REPUBLIKA.CO.ID, JAKARTA - Kepala Pusat Komunikasi Publik Kementerian Pertahanan (Kemenhan), Brigjen Hartind Asrin, menegaskan tidak benar terjadi dua jet Sukhoi Indonesia melakukan manuver yang berusaha mengintimidasi pesawat yang dinaiki pejabat Papua Nugini.
Karena itu, pihaknya membantah berita dari laman berita radio Australia, yang menyatakan Perdana Menteri Papua Nugini, Peter O'Neil marah kepada pemerintah Indonesia lantaran insiden penerbangan tanggal 29 November 2011 lalu. ? Kalau diberitakan pesawat militer Indonesia nyaris menabrak pesawat yang mengangkut Deputi Perdana Menteri Papua Nugini, Belden Namah, dan pejabat-pejabat pemerintah senior yang baru kembali dari Kuala Lumpur, Malaysia, menuju Port Moresby, Papua Nugini, itu tidak benar sekali.

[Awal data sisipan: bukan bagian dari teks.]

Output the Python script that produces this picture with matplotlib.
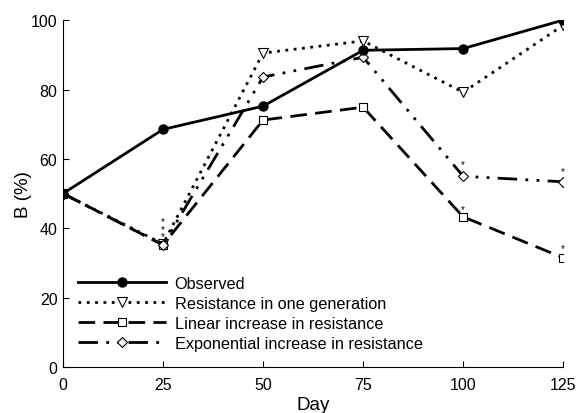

"Dua pesawat hanya melakukan intersepsi biasa dan membayang-bayangi pesawat itu sesuai prosedur berlaku," kata Hartind kepada Republika, Jumat (6/1) malam.
Hartind tidak setuji dengan tudingan pemerintah Papua Nugini yang mengatakan pesawat militer Indonesia bermanuver mengancam pesawat yang mengangkut para pejabatanya. Pihaknya juga tidak mengetahui di mana letak posisi sebenarnya kejadian yang ditudingkan itu.
Hanya, imbuh dia, jangan sampai kejadian itu dilebih-lebihkan hingga sampai mengancam mengusir duta besar Indonesia untuk Papua Nugini, seperti yang disampaikan pihak pemerintah Papua Nugini. "Kalau soal diplomasi itu urusan Kemenlu. Yang pasti, pesawat militer kita hanya bertugas saja mengamankan wilayah udara," ujar Hartind.
TNI AU melakukan intersepsi terhadap pesawat dimaksud telah sesuai dengan prosedur yang berlaku di Indonesia dan di negara-negara lain pada umumnya. Tindakan yang diambil oleh Komando Pertahanan Udara Nasional (Kohanudnas) adalah melakukan identifikasi elektronik dengan radar dan identifikasi visual dengan cara intersepsi sesuai prosedur standar.